## WORK REQUIRED
Skip any picture you find and retype all the remaining lines exactly.

## INFORMATION PROVIDED
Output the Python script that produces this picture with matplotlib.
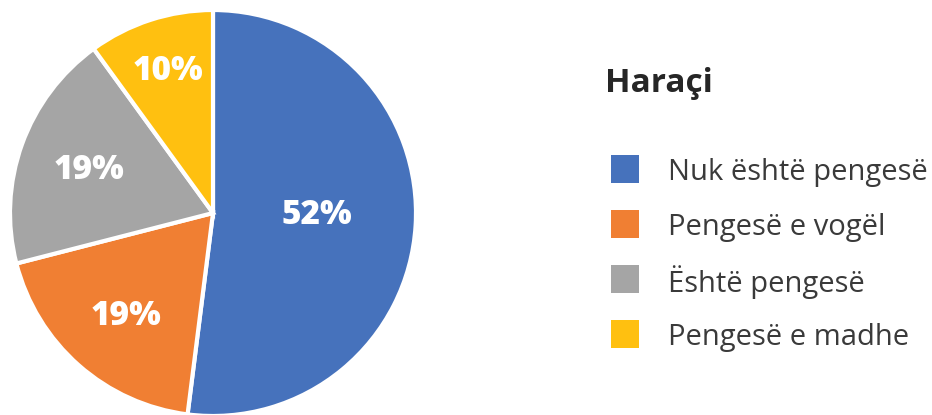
import matplotlib.pyplot as plt
from matplotlib.patches import Rectangle
import numpy as np

plt.rcParams['font.family'] = ['Open Sans', 'DejaVu Sans']

# data
categories = ['Nuk është pengesë', 'Pengesë e vogël', 'Është pengesë', 'Pengesë e madhe']
values = [52, 19, 19, 10]
colors = ['#4672BC', '#F07F33', '#A5A5A5', '#FFC010']
title = 'Haraçi'

W, H = 932, 415
fig = plt.figure(figsize=(W / 100, H / 100), dpi=100)

# pie axes: center (213, 213) px, radius ~202 px
cx, cy, r = 213, 213, 203
ax = fig.add_axes([(cx - r) / W, (H - cy - r) / H, 2 * r / W, 2 * r / H])
wedges, _ = ax.pie(values, colors=colors, startangle=90, counterclock=False,
                   wedgeprops=dict(edgecolor='white', linewidth=3))
ax.set_xlim(-1, 1)
ax.set_ylim(-1, 1)
ax.set_aspect('equal')

# percent labels
label_r = [0.5, 0.66, 0.66, 0.75]
for w, v, lr in zip(wedges, values, label_r):
    ang = np.deg2rad((w.theta1 + w.theta2) / 2)
    if v == max(values):
        x, y = lr, 0
    else:
        x, y = lr * np.cos(ang), lr * np.sin(ang)
    ax.text(x + 0.01, y - 0.012, f'{v}%', ha='center', va='center', color='white',
            fontsize=24, fontweight='heavy')

# legend drawn by hand
fig.text(605 / W, 1 - 84 / H, title, fontsize=24, fontweight='bold',
         color='#262626', ha='left', va='center')
rows = [169, 224, 279, 334]
for cat, col, y in zip(categories, colors, rows):
    sq = 28
    fig.patches.append(Rectangle((611 / W, 1 - (y + sq / 2) / H), sq / W, sq / H,
                                 transform=fig.transFigure, facecolor=col,
                                 edgecolor='none'))
    fig.text(668 / W, 1 - (y + 3) / H, cat, fontsize=21, color='#3a3a3a',
             ha='left', va='center')

fig.savefig('out.png', dpi=100)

## FINISHED TASK
Output the Python script that produces this picture with matplotlib.
import matplotlib.pyplot as plt
from matplotlib.patches import Rectangle
import numpy as np

plt.rcParams['font.family'] = ['Open Sans', 'DejaVu Sans']

# data
categories = ['Nuk është pengesë', 'Pengesë e vogël', 'Është pengesë', 'Pengesë e madhe']
values = [52, 19, 19, 10]
colors = ['#4672BC', '#F07F33', '#A5A5A5', '#FFC010']
title = 'Haraçi'

W, H = 932, 415
fig = plt.figure(figsize=(W / 100, H / 100), dpi=100)

# pie axes: center (213, 213) px, radius ~202 px
cx, cy, r = 213, 213, 203
ax = fig.add_axes([(cx - r) / W, (H - cy - r) / H, 2 * r / W, 2 * r / H])
wedges, _ = ax.pie(values, colors=colors, startangle=90, counterclock=False,
                   wedgeprops=dict(edgecolor='white', linewidth=3))
ax.set_xlim(-1, 1)
ax.set_ylim(-1, 1)
ax.set_aspect('equal')

# percent labels
label_r = [0.5, 0.66, 0.66, 0.75]
for w, v, lr in zip(wedges, values, label_r):
    ang = np.deg2rad((w.theta1 + w.theta2) / 2)
    if v == max(values):
        x, y = lr, 0
    else:
        x, y = lr * np.cos(ang), lr * np.sin(ang)
    ax.text(x + 0.01, y - 0.012, f'{v}%', ha='center', va='center', color='white',
            fontsize=24, fontweight='heavy')

# legend drawn by hand
fig.text(605 / W, 1 - 84 / H, title, fontsize=24, fontweight='bold',
         color='#262626', ha='left', va='center')
rows = [169, 224, 279, 334]
for cat, col, y in zip(categories, colors, rows):
    sq = 28
    fig.patches.append(Rectangle((611 / W, 1 - (y + sq / 2) / H), sq / W, sq / H,
                                 transform=fig.transFigure, facecolor=col,
                                 edgecolor='none'))
    fig.text(668 / W, 1 - (y + 3) / H, cat, fontsize=21, color='#3a3a3a',
             ha='left', va='center')

fig.savefig('out.png', dpi=100)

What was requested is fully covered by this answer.